■ What to produce:
Copy exactly the lines that run from the top of the listing to the line containing "0.0005, 0.0008, 0.0011]", both ends included, and omit the pictures.

■ Given data:
# # # # # # #

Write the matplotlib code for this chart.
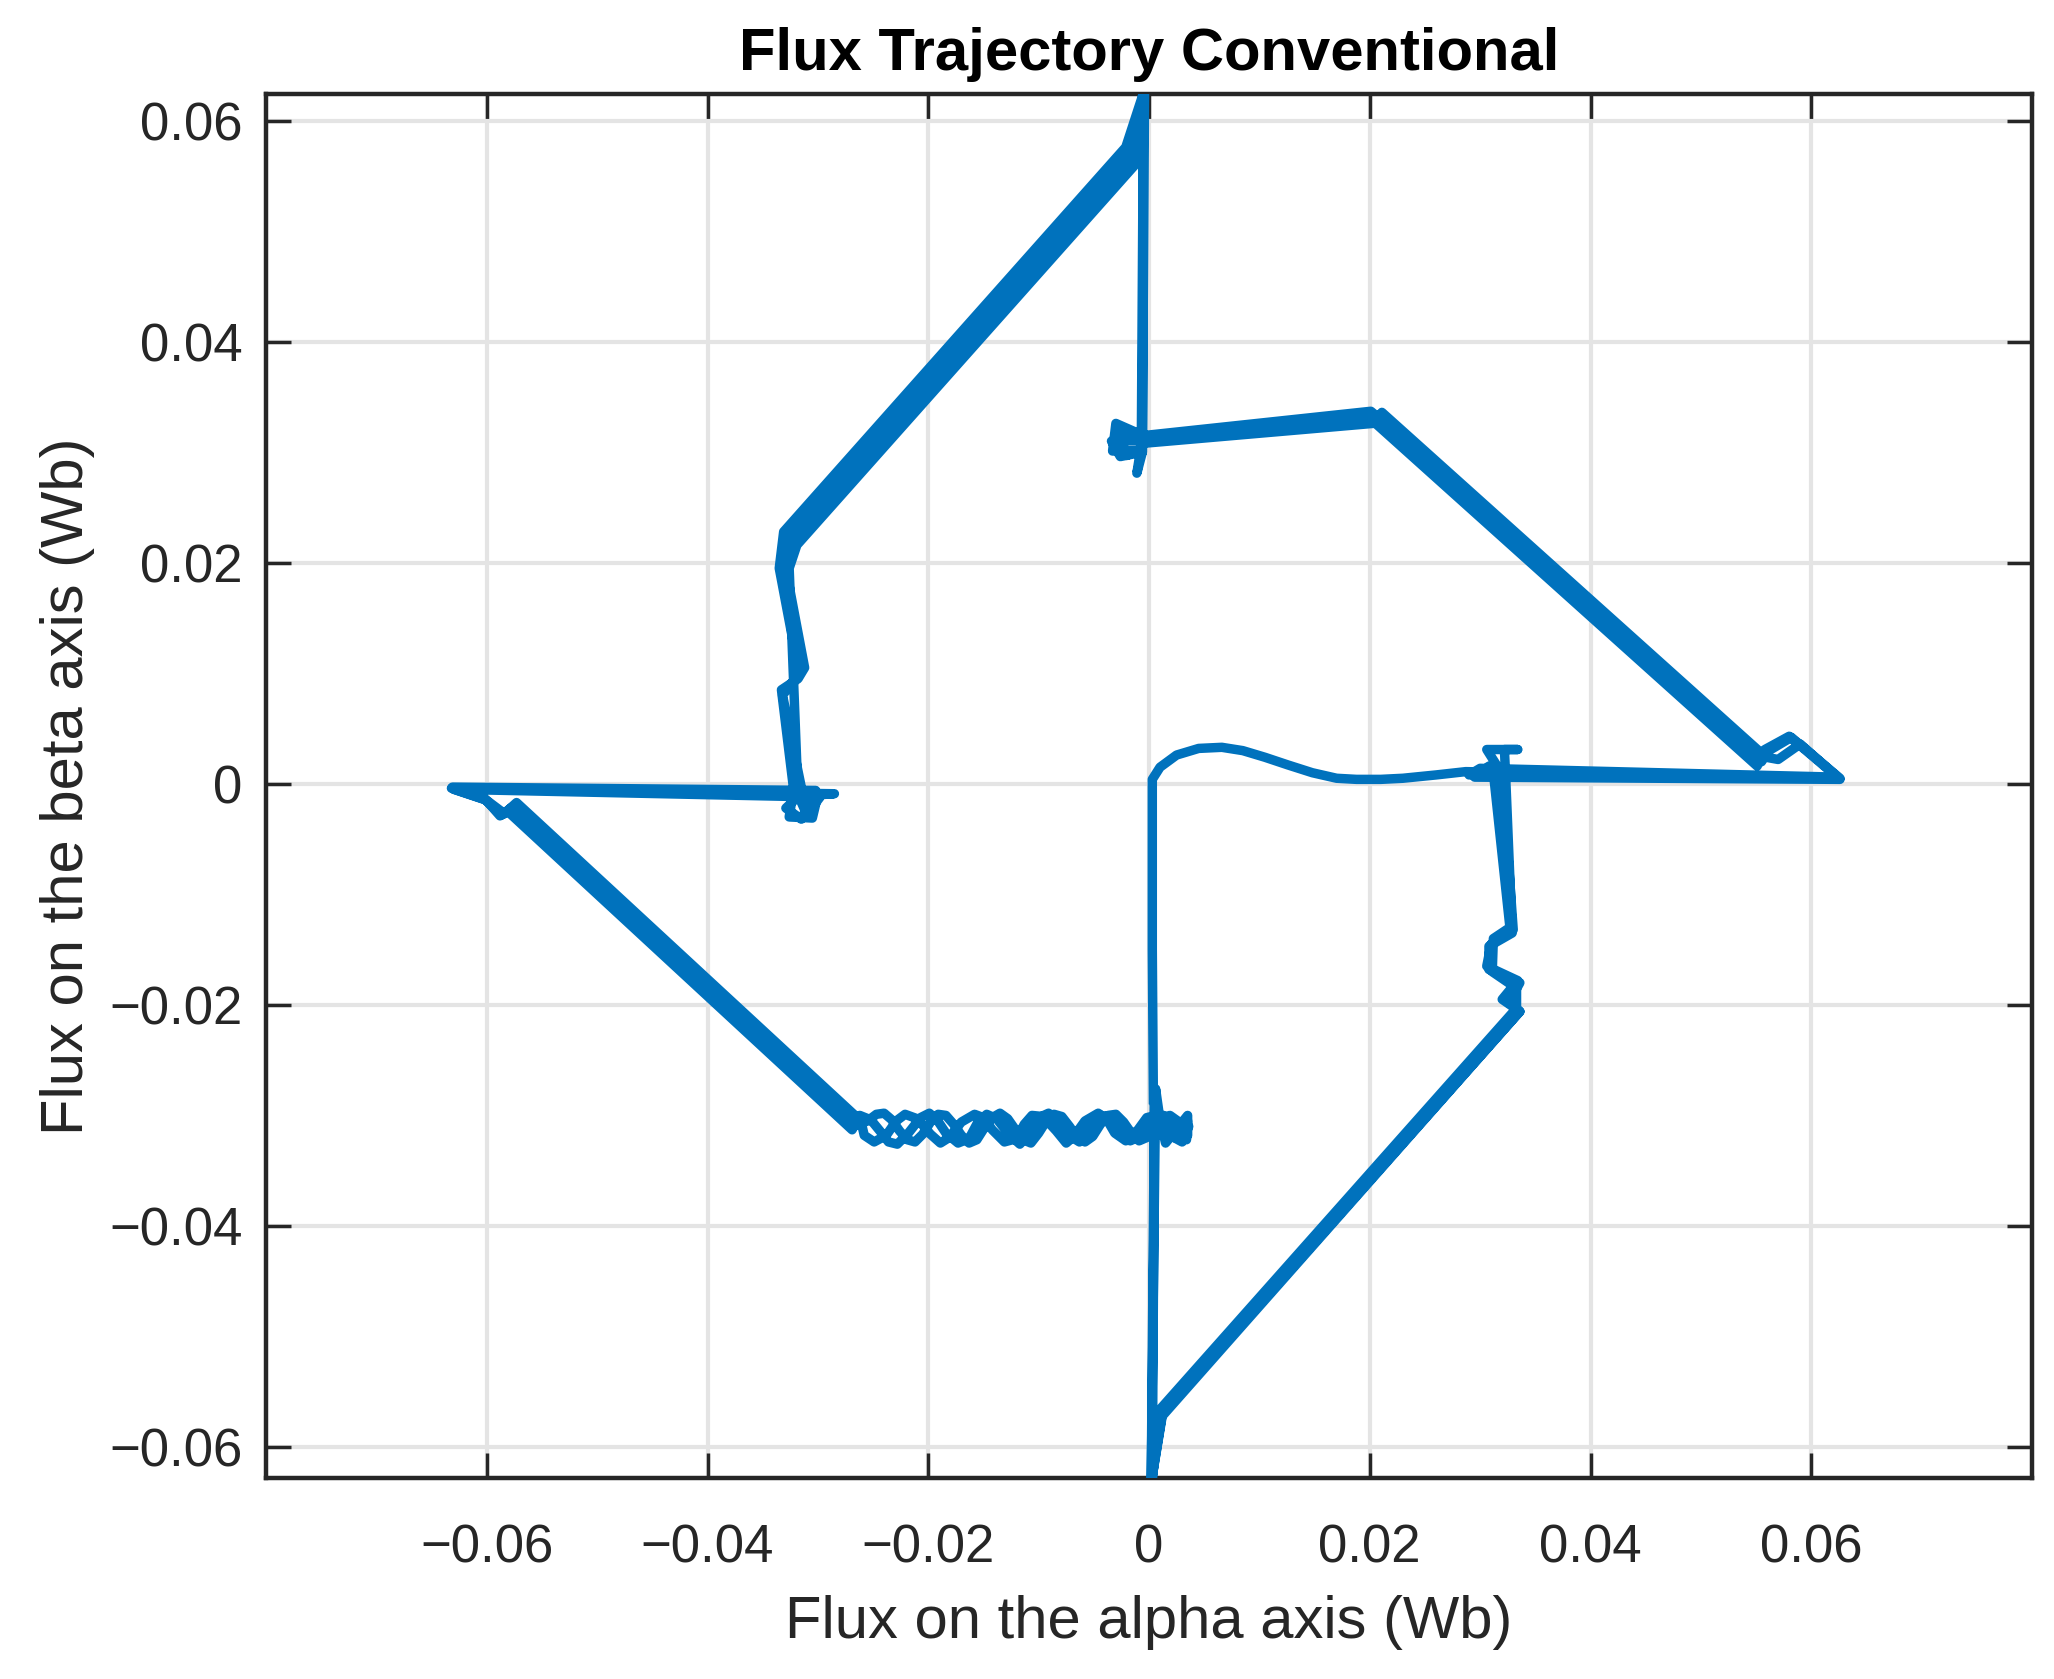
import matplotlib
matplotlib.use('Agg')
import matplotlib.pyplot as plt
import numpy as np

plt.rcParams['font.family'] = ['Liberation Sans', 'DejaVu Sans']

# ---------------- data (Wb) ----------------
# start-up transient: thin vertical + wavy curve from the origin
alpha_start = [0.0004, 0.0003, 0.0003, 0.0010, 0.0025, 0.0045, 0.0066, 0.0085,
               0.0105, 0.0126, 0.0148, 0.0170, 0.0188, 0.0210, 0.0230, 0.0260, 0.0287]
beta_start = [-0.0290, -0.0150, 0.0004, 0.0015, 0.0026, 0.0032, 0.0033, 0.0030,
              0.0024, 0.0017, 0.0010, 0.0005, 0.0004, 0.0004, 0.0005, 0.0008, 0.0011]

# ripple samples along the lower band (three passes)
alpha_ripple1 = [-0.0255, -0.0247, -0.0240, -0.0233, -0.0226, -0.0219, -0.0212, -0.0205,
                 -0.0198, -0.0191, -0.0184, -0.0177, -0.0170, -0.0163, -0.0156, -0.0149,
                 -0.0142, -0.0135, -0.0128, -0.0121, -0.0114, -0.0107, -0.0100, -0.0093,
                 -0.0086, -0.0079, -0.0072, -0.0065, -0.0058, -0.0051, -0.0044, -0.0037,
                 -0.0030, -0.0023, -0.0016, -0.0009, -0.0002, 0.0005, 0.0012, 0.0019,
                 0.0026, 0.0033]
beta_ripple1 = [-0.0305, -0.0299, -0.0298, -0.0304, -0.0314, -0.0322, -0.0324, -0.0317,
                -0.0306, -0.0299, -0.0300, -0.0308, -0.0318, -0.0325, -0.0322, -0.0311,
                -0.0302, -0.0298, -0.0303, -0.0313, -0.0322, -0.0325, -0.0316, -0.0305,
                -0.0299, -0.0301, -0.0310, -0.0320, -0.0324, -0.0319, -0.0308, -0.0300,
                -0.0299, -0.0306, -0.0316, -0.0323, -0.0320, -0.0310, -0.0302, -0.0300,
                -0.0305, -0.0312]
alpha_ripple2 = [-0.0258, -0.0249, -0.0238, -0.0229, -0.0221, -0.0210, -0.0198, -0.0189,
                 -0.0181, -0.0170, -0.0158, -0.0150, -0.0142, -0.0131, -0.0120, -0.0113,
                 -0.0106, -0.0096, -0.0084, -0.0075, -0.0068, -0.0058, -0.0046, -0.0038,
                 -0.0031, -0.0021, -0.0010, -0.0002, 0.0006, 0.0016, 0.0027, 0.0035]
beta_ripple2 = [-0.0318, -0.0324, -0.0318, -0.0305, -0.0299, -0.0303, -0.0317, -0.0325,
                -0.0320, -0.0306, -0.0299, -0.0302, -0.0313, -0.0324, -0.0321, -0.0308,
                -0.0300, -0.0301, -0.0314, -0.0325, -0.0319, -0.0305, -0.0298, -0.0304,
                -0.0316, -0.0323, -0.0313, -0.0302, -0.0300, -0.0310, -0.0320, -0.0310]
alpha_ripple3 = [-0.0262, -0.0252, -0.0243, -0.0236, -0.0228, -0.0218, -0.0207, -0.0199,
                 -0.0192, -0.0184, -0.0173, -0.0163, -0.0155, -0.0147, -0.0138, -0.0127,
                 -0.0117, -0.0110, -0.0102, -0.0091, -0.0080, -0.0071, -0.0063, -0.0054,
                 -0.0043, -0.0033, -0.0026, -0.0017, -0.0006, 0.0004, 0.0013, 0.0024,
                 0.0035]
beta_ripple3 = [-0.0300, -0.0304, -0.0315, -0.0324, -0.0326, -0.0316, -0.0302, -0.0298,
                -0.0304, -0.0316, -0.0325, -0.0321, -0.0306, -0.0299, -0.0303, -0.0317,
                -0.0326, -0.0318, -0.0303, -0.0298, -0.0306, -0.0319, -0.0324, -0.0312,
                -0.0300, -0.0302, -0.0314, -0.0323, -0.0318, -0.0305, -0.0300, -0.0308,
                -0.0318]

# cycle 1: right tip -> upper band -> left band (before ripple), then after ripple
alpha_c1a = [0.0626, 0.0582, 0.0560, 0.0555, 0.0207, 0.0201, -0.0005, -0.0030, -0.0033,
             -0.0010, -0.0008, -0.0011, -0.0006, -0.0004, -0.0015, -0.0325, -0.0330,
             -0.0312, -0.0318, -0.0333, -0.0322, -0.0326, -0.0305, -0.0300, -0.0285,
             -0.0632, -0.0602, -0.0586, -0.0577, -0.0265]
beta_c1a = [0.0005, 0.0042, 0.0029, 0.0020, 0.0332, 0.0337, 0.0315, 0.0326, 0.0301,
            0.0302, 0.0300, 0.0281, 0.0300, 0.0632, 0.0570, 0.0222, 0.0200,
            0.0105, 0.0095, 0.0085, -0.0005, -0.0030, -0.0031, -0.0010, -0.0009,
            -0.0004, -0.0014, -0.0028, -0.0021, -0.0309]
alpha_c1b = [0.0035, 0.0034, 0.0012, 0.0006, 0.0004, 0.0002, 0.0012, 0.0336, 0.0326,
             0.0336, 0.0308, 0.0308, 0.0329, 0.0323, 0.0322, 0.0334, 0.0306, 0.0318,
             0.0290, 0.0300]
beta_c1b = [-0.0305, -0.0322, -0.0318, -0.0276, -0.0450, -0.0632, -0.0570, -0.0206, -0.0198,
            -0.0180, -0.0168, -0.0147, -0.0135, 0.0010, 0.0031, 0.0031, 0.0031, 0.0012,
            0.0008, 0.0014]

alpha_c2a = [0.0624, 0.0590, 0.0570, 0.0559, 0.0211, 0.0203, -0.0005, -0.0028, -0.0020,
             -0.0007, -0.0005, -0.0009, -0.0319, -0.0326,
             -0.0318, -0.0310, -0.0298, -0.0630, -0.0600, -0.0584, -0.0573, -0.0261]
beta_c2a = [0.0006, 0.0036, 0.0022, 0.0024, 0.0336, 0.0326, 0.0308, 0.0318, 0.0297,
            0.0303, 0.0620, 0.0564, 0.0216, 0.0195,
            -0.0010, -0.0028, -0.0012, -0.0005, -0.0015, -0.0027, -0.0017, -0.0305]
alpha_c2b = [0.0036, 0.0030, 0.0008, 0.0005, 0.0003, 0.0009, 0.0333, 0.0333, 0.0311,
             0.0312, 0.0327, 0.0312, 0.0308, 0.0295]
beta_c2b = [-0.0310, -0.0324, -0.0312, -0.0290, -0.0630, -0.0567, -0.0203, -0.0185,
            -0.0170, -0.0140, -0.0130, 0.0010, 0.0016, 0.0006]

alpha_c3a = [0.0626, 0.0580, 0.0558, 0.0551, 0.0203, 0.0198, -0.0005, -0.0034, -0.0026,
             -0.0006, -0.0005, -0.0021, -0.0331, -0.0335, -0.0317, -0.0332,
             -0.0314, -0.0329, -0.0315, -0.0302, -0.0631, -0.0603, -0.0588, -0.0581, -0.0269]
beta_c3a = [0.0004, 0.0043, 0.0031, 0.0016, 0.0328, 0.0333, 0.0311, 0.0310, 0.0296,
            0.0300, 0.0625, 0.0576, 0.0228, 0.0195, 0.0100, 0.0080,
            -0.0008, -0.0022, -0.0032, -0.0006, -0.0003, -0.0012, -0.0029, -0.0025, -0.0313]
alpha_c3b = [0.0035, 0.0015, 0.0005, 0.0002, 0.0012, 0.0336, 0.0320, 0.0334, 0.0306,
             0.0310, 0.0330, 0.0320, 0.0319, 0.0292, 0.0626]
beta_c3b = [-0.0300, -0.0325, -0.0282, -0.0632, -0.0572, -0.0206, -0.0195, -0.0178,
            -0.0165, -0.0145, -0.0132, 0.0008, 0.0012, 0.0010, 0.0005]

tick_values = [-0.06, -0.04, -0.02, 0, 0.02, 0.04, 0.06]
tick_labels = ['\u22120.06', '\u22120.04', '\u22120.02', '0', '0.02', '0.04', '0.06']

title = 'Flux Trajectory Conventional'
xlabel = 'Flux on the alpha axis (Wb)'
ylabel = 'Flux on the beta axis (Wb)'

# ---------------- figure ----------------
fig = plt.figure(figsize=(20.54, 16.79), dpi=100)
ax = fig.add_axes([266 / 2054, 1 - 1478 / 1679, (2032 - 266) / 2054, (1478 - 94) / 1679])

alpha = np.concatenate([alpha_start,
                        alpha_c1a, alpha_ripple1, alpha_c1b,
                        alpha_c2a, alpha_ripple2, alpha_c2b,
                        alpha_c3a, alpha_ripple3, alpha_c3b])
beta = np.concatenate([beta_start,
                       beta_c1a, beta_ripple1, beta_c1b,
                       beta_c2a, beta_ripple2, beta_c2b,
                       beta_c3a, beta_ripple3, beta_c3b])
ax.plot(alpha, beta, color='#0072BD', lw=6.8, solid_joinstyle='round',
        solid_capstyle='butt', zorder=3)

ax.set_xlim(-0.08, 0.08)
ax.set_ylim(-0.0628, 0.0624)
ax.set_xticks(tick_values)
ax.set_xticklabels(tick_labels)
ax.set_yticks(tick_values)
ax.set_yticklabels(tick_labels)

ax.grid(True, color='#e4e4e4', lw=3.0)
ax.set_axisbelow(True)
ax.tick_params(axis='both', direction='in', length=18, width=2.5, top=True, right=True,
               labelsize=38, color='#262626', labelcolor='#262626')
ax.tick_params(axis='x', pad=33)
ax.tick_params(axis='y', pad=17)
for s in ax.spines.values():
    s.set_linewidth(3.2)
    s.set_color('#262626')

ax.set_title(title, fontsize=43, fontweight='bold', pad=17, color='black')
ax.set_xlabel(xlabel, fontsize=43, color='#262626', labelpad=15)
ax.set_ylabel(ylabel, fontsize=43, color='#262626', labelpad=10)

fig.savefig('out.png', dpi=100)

# # # # # # #

■ Right answer:
Write the matplotlib code for this chart.
import matplotlib
matplotlib.use('Agg')
import matplotlib.pyplot as plt
import numpy as np

plt.rcParams['font.family'] = ['Liberation Sans', 'DejaVu Sans']

# ---------------- data (Wb) ----------------
# start-up transient: thin vertical + wavy curve from the origin
alpha_start = [0.0004, 0.0003, 0.0003, 0.0010, 0.0025, 0.0045, 0.0066, 0.0085,
               0.0105, 0.0126, 0.0148, 0.0170, 0.0188, 0.0210, 0.0230, 0.0260, 0.0287]
beta_start = [-0.0290, -0.0150, 0.0004, 0.0015, 0.0026, 0.0032, 0.0033, 0.0030,
              0.0024, 0.0017, 0.0010, 0.0005, 0.0004, 0.0004, 0.0005, 0.0008, 0.0011]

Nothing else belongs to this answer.